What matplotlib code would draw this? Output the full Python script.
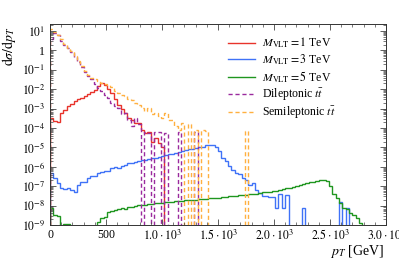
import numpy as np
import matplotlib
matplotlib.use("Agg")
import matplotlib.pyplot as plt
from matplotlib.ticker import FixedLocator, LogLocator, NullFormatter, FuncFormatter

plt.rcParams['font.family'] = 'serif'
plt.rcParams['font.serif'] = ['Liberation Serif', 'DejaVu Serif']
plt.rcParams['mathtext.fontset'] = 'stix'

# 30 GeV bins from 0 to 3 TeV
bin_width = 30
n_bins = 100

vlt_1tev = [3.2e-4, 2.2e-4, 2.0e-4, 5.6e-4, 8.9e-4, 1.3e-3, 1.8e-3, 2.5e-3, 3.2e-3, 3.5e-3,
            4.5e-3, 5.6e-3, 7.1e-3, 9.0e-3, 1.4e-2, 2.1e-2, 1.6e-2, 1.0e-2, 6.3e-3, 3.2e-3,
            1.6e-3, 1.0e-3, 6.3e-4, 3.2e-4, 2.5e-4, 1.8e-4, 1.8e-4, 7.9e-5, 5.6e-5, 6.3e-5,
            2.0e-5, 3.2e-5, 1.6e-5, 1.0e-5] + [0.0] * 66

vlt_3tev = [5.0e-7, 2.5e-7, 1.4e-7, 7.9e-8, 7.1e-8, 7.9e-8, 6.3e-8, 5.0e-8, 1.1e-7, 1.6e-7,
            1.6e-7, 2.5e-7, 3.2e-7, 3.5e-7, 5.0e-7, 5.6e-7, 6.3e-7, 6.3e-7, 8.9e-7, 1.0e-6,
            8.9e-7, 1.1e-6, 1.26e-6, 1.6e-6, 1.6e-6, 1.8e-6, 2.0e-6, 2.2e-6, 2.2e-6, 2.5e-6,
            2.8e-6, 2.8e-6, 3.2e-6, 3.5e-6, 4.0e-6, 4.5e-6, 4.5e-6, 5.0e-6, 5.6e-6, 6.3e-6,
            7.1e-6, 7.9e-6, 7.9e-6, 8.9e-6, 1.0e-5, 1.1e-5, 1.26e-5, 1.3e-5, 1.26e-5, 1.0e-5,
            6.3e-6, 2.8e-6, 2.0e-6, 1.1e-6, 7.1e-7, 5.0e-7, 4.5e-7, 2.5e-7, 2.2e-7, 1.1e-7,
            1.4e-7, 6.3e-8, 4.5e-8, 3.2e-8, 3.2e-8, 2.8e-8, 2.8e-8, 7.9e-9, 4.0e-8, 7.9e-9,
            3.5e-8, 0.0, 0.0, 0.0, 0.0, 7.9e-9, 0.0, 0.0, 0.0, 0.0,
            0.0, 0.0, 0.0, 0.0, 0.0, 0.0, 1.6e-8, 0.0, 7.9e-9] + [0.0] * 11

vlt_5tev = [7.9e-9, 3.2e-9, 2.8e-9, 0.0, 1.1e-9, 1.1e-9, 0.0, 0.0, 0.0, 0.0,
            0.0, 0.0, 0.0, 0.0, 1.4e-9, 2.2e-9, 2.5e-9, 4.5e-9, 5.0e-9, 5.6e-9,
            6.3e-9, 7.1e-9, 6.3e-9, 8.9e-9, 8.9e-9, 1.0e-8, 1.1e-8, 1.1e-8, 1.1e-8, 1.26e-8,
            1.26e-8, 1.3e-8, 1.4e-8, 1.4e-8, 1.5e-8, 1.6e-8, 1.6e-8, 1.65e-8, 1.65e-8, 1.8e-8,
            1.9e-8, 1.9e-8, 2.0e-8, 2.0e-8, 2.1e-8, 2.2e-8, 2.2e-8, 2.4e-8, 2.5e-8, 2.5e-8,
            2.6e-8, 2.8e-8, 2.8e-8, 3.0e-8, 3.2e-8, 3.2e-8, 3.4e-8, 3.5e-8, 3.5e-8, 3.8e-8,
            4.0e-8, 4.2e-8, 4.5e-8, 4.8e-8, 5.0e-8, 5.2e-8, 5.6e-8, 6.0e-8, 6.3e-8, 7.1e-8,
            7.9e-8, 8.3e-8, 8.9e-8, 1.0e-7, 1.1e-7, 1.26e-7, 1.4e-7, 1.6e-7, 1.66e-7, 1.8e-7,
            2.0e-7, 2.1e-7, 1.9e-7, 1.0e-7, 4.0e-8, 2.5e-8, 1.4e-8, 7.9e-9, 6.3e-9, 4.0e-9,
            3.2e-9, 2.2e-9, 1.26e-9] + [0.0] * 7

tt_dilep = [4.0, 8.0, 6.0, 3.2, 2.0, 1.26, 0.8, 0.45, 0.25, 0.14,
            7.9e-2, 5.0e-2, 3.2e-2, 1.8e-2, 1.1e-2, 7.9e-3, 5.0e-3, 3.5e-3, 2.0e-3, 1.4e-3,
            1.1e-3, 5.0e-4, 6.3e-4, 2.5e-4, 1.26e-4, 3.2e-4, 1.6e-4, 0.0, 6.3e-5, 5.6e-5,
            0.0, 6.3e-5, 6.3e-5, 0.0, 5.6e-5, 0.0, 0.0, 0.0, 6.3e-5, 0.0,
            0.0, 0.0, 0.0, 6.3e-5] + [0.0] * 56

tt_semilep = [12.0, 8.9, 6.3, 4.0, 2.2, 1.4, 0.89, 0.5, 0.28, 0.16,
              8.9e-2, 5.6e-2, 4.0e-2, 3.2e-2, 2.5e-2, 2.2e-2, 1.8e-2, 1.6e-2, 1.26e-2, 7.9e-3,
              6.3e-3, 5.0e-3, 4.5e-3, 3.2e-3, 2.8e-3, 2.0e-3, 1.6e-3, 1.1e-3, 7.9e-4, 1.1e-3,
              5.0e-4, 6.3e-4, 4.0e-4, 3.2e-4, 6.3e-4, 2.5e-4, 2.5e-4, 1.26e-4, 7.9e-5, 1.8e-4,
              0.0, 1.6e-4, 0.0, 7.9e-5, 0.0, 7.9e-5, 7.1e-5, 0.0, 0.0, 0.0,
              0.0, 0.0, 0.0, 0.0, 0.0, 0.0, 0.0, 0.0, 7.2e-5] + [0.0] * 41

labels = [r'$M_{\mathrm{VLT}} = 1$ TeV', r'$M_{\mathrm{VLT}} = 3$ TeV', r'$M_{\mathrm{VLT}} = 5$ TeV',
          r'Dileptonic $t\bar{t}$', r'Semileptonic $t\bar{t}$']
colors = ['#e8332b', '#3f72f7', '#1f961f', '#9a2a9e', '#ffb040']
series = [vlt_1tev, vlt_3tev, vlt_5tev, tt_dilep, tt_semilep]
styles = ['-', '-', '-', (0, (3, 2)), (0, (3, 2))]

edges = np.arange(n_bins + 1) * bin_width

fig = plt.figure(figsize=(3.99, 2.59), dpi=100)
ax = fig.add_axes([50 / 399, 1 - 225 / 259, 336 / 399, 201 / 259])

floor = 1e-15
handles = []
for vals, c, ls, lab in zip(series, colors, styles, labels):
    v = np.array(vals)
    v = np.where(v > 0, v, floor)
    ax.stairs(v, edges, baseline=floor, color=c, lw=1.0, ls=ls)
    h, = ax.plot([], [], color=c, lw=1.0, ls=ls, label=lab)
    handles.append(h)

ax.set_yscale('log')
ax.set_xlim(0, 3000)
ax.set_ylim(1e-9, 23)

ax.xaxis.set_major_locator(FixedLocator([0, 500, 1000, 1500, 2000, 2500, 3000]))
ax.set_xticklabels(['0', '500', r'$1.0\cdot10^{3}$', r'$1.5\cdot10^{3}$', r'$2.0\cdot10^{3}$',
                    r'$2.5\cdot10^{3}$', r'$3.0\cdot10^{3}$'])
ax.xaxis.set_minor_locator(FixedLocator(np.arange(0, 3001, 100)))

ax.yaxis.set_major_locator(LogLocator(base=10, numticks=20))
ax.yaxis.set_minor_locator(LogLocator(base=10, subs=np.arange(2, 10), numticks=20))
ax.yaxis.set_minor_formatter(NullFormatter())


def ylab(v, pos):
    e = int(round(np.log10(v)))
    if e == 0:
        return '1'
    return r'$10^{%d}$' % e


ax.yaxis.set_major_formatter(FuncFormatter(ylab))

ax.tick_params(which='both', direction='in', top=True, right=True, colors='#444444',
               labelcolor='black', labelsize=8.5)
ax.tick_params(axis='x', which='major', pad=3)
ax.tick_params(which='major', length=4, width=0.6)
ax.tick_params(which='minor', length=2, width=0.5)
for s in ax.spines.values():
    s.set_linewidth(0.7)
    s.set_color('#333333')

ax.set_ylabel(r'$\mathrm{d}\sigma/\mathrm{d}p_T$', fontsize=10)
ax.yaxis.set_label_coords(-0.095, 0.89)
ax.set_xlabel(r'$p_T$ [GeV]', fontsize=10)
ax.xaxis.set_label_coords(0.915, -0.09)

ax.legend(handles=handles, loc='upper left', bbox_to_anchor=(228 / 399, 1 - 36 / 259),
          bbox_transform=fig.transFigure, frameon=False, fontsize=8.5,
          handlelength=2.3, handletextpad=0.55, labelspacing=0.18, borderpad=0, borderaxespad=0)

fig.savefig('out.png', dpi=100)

(Task description):
Go from the first line of the listing to the line holding "from matplotlib.ticker import" and, please, transcribe those lines exactly, both included, with no pictures.

(Reply to the exercise):
What matplotlib code would draw this? Output the full Python script.
import numpy as np
import matplotlib
matplotlib.use("Agg")
import matplotlib.pyplot as plt
from matplotlib.ticker import FixedLocator, LogLocator, NullFormatter, FuncFormatter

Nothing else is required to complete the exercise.